George Washington Papers

To George Washington from Richard Peters, 7 June 1781

War Office June 7th 1781


We have the honor to enclose a Resolve of Congress for the supply of the Army by contract and of the Board’s Report on the subject. As your Excelly is best acquainted with the operations of the Campaign and has the power vested in you [by] the Resolve of the 25th February 1780 we request you will please to point out the Magazines or places of Deposit to which the provisions should be collected and the quantities at each Magazine as this will be absolutely necessary in completing the contracts.
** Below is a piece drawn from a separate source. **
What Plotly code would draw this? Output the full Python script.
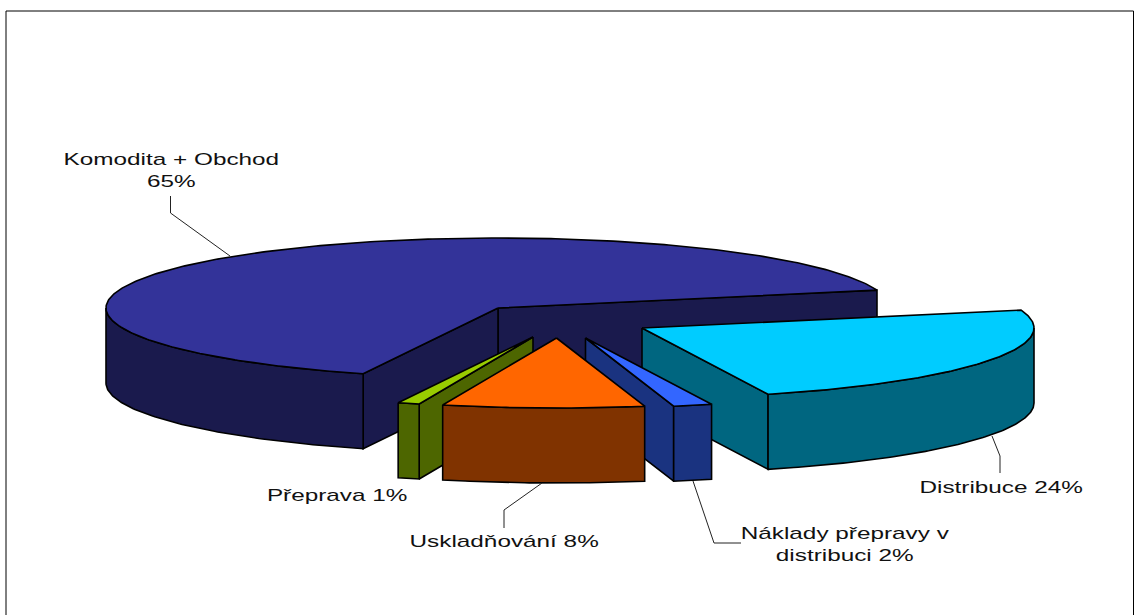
import math
import plotly.graph_objects as go

# Data (shares in percent; labels show them rounded)
categories = ["Komodita + Obchod", "Distribuce", "Náklady přepravy v<br>distribuci", "Uskladňování", "Přeprava"]
values = [65.3, 23.9, 1.6, 8.3, 0.9]

# Styles / projection of the 3-D pie
top_colors = ["#333399", "#00CCFF", "#3366FF", "#FF6600", "#99CC00"]
side_colors = ["#1A1A4D", "#006680", "#1A3380", "#803300", "#4D6600"]
slice_centers = [(498, 308), (642, 328), (585.5, 338), (556.5, 338), (533, 337)]
label_pos = [(171.5, 170), (1000.5, 487), (844.5, 544), (504, 541), (337, 495)]
leaders = [[(170.5, 196), (170.5, 213), (230, 256)],
           [(992, 436), (1000, 456), (1000, 473)],
           [(693, 481), (714, 543), (741, 543)],
           [(542, 483), (504, 510), (504, 528)]]
RX, RY, DEPTH = 392, 70, 75
START_ANGLE = 14.8  # top edge of first slice, degrees counter-clockwise
WIDTH, HEIGHT = 1134, 615

def pt(c, a, dz=0):
    r = math.radians(a)
    return c[0] + RX * math.cos(r), c[1] - RY * math.sin(r) + dz

def arc(c, a0, a1, dz=0):
    n = max(2, int(abs(a1 - a0) * 1.5))
    return [pt(c, a0 + (a1 - a0) * i / n, dz) for i in range(n + 1)]

fig = go.Figure()

def poly(points, color):
    pts = list(points) + [points[0]]
    fig.add_trace(go.Scatter(x=[p[0] for p in pts], y=[p[1] for p in pts], mode="lines",
                             fill="toself", fillcolor=color,
                             line=dict(color="#000000", width=1.6), hoverinfo="skip",
                             showlegend=False))

# slice angle spans: Komodita runs counter-clockwise from the start, the rest clockwise from the start
spans = []
a_end = START_ANGLE
for v in values[1:]:
    spans.append((a_end - v * 3.6, a_end))
    a_end -= v * 3.6
spans = [(START_ANGLE, START_ANGLE + values[0] * 3.6)] + spans

def wall(c, a):
    p = pt(c, a)
    return [c, p, (p[0], p[1] + DEPTH), (c[0], c[1] + DEPTH)]

def outer_wall(c, a0, a1, color):
    top = arc(c, a0, a1)
    bottom = arc(c, a1, a0, DEPTH)
    poly(top + bottom, color)

def draw(i, walls, outer):
    c = slice_centers[i]
    for a in walls:
        poly(wall(c, a), side_colors[i])
    if outer:
        outer_wall(c, outer[0], outer[1], side_colors[i])
    a0, a1 = spans[i]
    poly([c] + arc(c, a0, a1), top_colors[i])

# back-to-front painting
draw(0, [spans[0][0], spans[0][1]], (180, spans[0][1]))
draw(1, [spans[1][0]], (spans[1][0], 0))
draw(2, [spans[2][0]], spans[2])
draw(4, [spans[4][1]], spans[4])
draw(3, [], spans[3])

for seg in leaders:
    fig.add_trace(go.Scatter(x=[p[0] for p in seg], y=[p[1] for p in seg], mode="lines",
                             line=dict(color="#222222", width=1), hoverinfo="skip", showlegend=False))

annotations = []
for cat, v, (lx, ly) in zip(categories, values, label_pos):
    sep = "<br>" if v > 50 else " "
    annotations.append(dict(x=lx, y=ly, xref="x", yref="y", showarrow=False, align="center",
                            text=f"{cat}{sep}{round(v)}%",
                            font=dict(family="Liberation Sans, Arial, sans-serif", size=17, color="#111111")))

fig.update_layout(
    width=WIDTH, height=HEIGHT, margin=dict(l=0, r=0, t=0, b=0),
    paper_bgcolor="white", plot_bgcolor="white", showlegend=False,
    xaxis=dict(range=[0, WIDTH], visible=False, fixedrange=True),
    yaxis=dict(range=[HEIGHT, 0], visible=False, fixedrange=True),
    annotations=annotations,
    shapes=[dict(type="rect", xref="x", yref="y", x0=6, y0=11, x1=1133.5, y1=640,
                 line=dict(color="#000000", width=1), layer="below")],
)

# the reference's labels are horizontally stretched glyphs; keep them as real text
post = """
document.body.style.margin='0';
document.querySelectorAll('.annotation-text').forEach(function(t){
  var spans=t.querySelectorAll('tspan.line');
  var els=spans.length?Array.from(spans):[t];
  els.forEach(function(e){
    var n=e.getComputedTextLength();
    e.setAttribute('textLength',n*1.43);
    e.setAttribute('lengthAdjust','spacingAndGlyphs');
  });
});
"""
fig.write_html("out.html", post_script=post, config={"displayModeBar": False})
We have the honor to be with the highest respect your Excelly’s Most Obt Servt

Richard Peters By Order

DLC: Papers of George Washington.


Philada 23rd May 1781


A Resolution of Congress of the 26th of August 1778 impowers the Commander in Chief or the Commanding Officer of a seperate Army to fix the ration issued to our Troops. The impossibility of procuring the small parts of Rations allowed by Resolve of Congress the 4th Novr 1775 to supply the Army induced the Commander in Chief to fix a Ration to one pound of Flour, one pound of beef, or three quarters of a pound of pork and in lieu of milk, molasses, rice & a fill of Rum or other spirits. The articles of soap and Candles must be procured from the tallow of the Cattle used with the Army the proceeds of which will be sufficient for that purpose. The above mentioned ration in my opinion is sufficient for the Troops, and the Rum an equivalent for the small parts thereof. Fish is an article the Soldiery do not like, nor will they accept of it only chance days when there is a scarcity of beef.
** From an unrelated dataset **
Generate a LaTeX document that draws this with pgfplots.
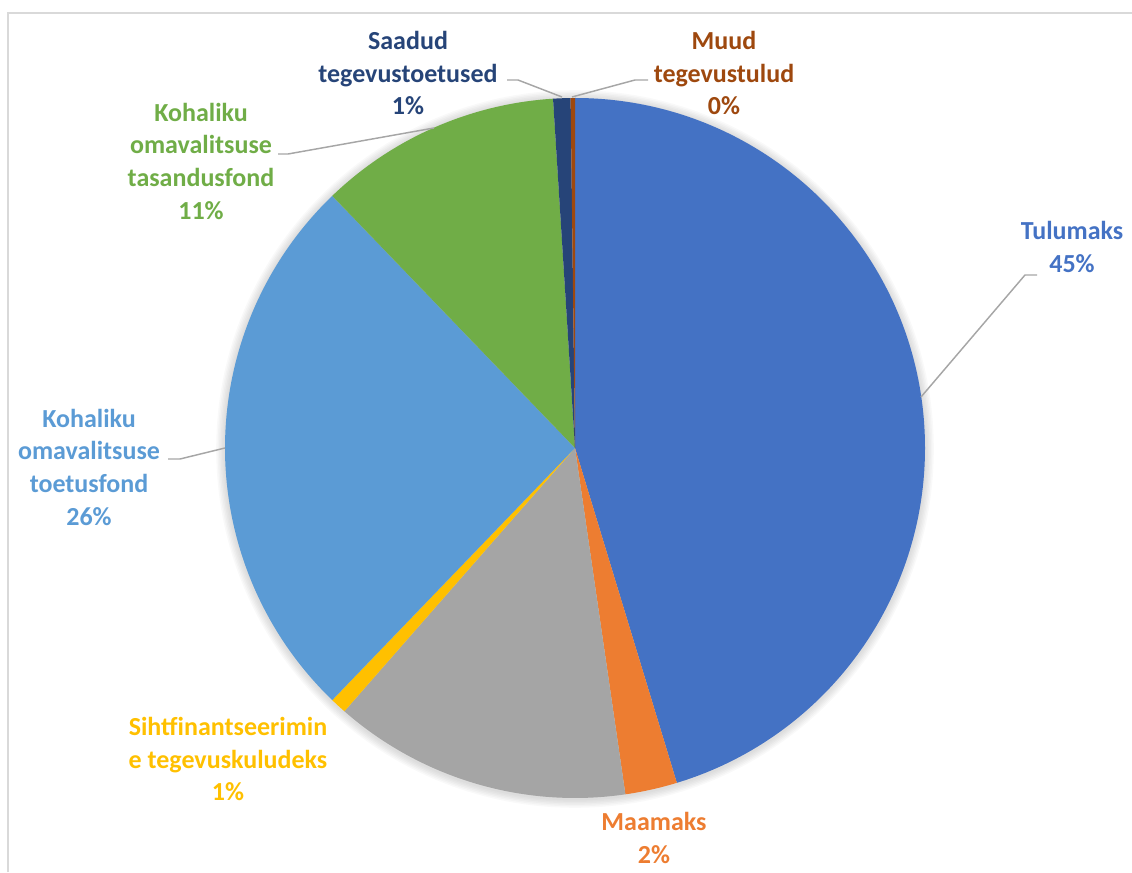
\documentclass[border=0pt]{standalone}
\usepackage{pgfplots}
\usepackage{pgfplotstable}
\pgfplotsset{compat=1.18}
\usepackage{fontspec}
\setmainfont{Carlito}

\definecolor{c0}{HTML}{4472C4}
\definecolor{c1}{HTML}{ED7D31}
\definecolor{c2}{HTML}{A5A5A5}
\definecolor{c3}{HTML}{FFC000}
\definecolor{c4}{HTML}{5B9BD5}
\definecolor{c5}{HTML}{70AD47}
\definecolor{c6}{HTML}{264478}
\definecolor{c7}{HTML}{9E480E}
\definecolor{leader}{HTML}{A6A6A6}
\definecolor{frame}{HTML}{D9D9D9}

\tikzset{lbl/.style={align=center, inner sep=0pt,
    font=\fontsize{19.5}{24.5}\selectfont\bfseries}}

% shares in percent, clockwise from 12 o'clock
\pgfplotstableread{
share name
45.3  Tulumaks
2.4   Maamaks
13.75 muu
0.75  Sihtfinantseerimine
25.6  Toetusfond
11.2  Tasandusfond
0.8   Saadud
0.2   Muud
}\piedata

\begin{document}
\begin{tikzpicture}
% start/end angle of every slice
\xdef\cum{0}%
\foreach \i in {0,...,7}{%
  \pgfplotstablegetelem{\i}{share}\of\piedata
  \let\v\pgfplotsretval
  \pgfmathsetmacro\a{90-3.6*\cum}%
  \pgfmathsetmacro\newcum{\cum+\v}%
  \pgfmathsetmacro\b{90-3.6*\newcum}%
  \expandafter\xdef\csname sa\i\endcsname{\a}%
  \expandafter\xdef\csname sb\i\endcsname{\b}%
  \xdef\cum{\newcum}%
}
\begin{axis}[hide axis, scale only axis, width=849pt, height=654pt,
  xmin=0, xmax=1132, ymin=0, ymax=872, clip=false]
\coordinate (ll) at (axis cs:0,0);
\coordinate (ur) at (axis cs:1132,872);
\draw[frame, line width=1.2pt] (axis cs:8,0) -- (axis cs:8,859) -- (axis cs:1132,859);

% soft shadow
\pgfplotsinvokeforeach{1,...,6}{
  \fill[black, opacity=0.022] (axis cs:575,423) circle[radius={262.5pt+#1*1.1pt}];
}
% slices
\pgfplotsinvokeforeach{0,...,7}{
  \fill[c#1] (axis cs:575,424) -- ++(\csname sa#1\endcsname:262.5pt)
    arc[start angle=\csname sa#1\endcsname, end angle=\csname sb#1\endcsname, radius=262.5pt] -- cycle;
}

% leader lines
\draw[leader, line width=1.1pt] (axis cs:507,792) -- (axis cs:518,792) -- (axis cs:562,775);
\draw[leader, line width=1.1pt] (axis cs:572,775) -- (axis cs:635,792) -- (axis cs:648,792);
\draw[leader, line width=1.1pt] (axis cs:278,718) -- (axis cs:288,718) -- (axis cs:434,744);
\draw[leader, line width=1.1pt] (axis cs:1037,597) -- (axis cs:1025,597) -- (axis cs:921,475);
\draw[leader, line width=1.1pt] (axis cs:168,413) -- (axis cs:180,413) -- (axis cs:225,424);

% labels
\node[lbl, text=c6] at (axis cs:408,799) {Saadud\\tegevustoetused\\1\%};
\node[lbl, text=c7] at (axis cs:724,799) {Muud\\tegevustulud\\0\%};
\node[lbl, text=c5] at (axis cs:201,711) {Kohaliku\\omavalitsuse\\tasandusfond\\11\%};
\node[lbl, text=c0] at (axis cs:1072,625) {Tulumaks\\45\%};
\node[lbl, text=c4] at (axis cs:89,405) {Kohaliku\\omavalitsuse\\toetusfond\\26\%};
\node[lbl, text=c3] at (axis cs:228,113) {Sihtfinantseerimin\\e tegevuskuludeks\\1\%};
\node[lbl, text=c1] at (axis cs:654,34) {Maamaks\\2\%};
\end{axis}
\pgfresetboundingbox
\path[use as bounding box] (ll) rectangle (ur);
\end{tikzpicture}
\end{document}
The value of the above mentioned rations will depend on the places where you engage your contractors to deposit or deliver and in my opinion the under mentioned allowances for reasonable places of deposit will be


Viz. 1 lb. Flour 2d. 1/2
including 1 Beef or 3/4 pork 6
[1st] Quarter 1 Gill rum 2 1/2

Agreeable to the above ration you will please calculate your supplies and when you fix upon your places of deposit and the method in which you mean to have your supplies delivered I make no doubt you will have many persons offering to engage. I have the honor to be &c


Eph. Blaine C.G.P.


War Office June 7th 1781


The Board have the honor to enclose Congress a list of the component articles of a ration and an Estimate of the price thereof in the whole amounting to eleven ninetyeths of a dollar in specie. The calculations are founded on the prices in this State and therefore exhibit no certain rule for other parts of the continent which from the nature of things must vary according to circumstances: the difference should therefore be well considered in framing the contracts.
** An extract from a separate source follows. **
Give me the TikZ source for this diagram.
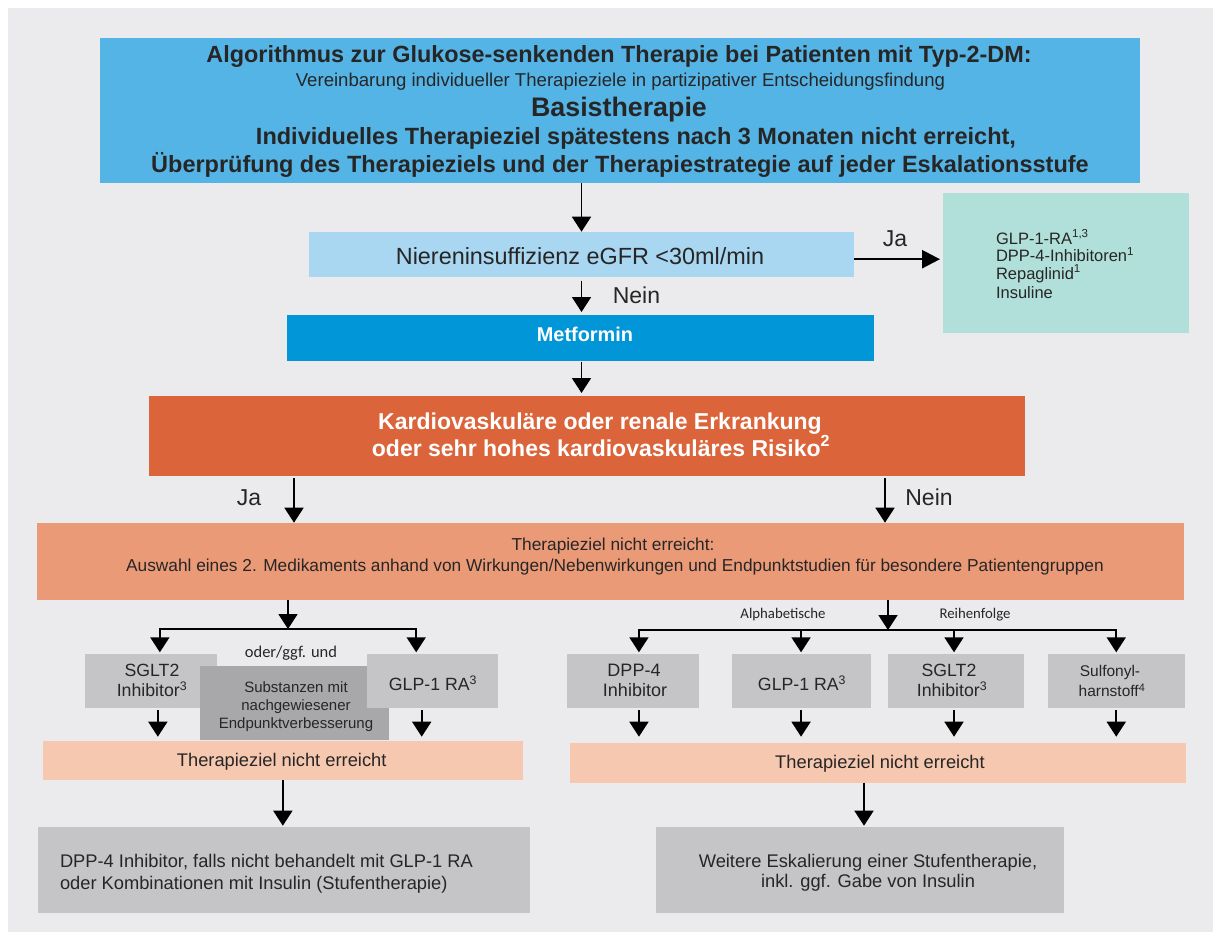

The Board have Estimated the number of Rations for the Northern and Southern Armies respectively on a supposition of the different quotas being entirely compleat agreeable to the establishment of the third day of October 1780 and tho’ it is not probable that the States will furnish the number of troops required in a short time, Yet the Board had no other fixed rule to govern them. If they had adopted any other principle they could only have determined by conjecture. It is also to be observed that it is probable Militia will be called into service in proportion as the regular Troops are defective; if however Congress should be of opinion that so great a number of Rations are not necessary they will be pleased to direct the deductions to be made in such a proportion as their wisdom shall suggest.

The Board have not considered it as referred to them to enter minutely into the detail of the contracts as no doubt every thing on the subject will be considered by those whose duty it is to superintend the making them. It will be proper in our opinion to have larger supplies at one time of the Year than at another according to the strength of the Army which will depend as well on its casualties as it’s organization. If the Lines were filled the contracts might be made to continue. But if the Army is in part as it probably will be composed of Militia or Levies for certain number of Months of course larger supplies should be contracted for at one period than at another. The provision for the Southern Army should be greater in Winter than in Summer as the periods of operation in the two Armies are in a great measure reversed.

The Board have wrote to the Commander in Chief to point out the places of deposit as he has the directions of the operations of the Campaign the Board thought it necessary to consult him on the occasion that in forming the contracts his views might be adopted and his measures facilitated.

The Resolve of Congress under which this Estimate furnished does not designate by whom the contracts are to be made. We presume however that all public contracts should be made by the Executive Officers of the several departments under the direction of the Superintendant of Finance as by the Regulations of his Department he is to "direct and controul all persons employed in procuring supplies for the public service and in the expenditure of public “money" and he has besides the disposition of all specific supplies. We mention this circumstance that the business may be complete when passed upon and that the Commissary Genl of Purchases may have explicit orders on the subject. We have the Honor to be with great Respect your Excellency’s very obedt Servt

Wm Grayson By order

P.S. South Carolina and Georgia are excepted as it is supposed it will not be practicable to engage provisions by contract in those states.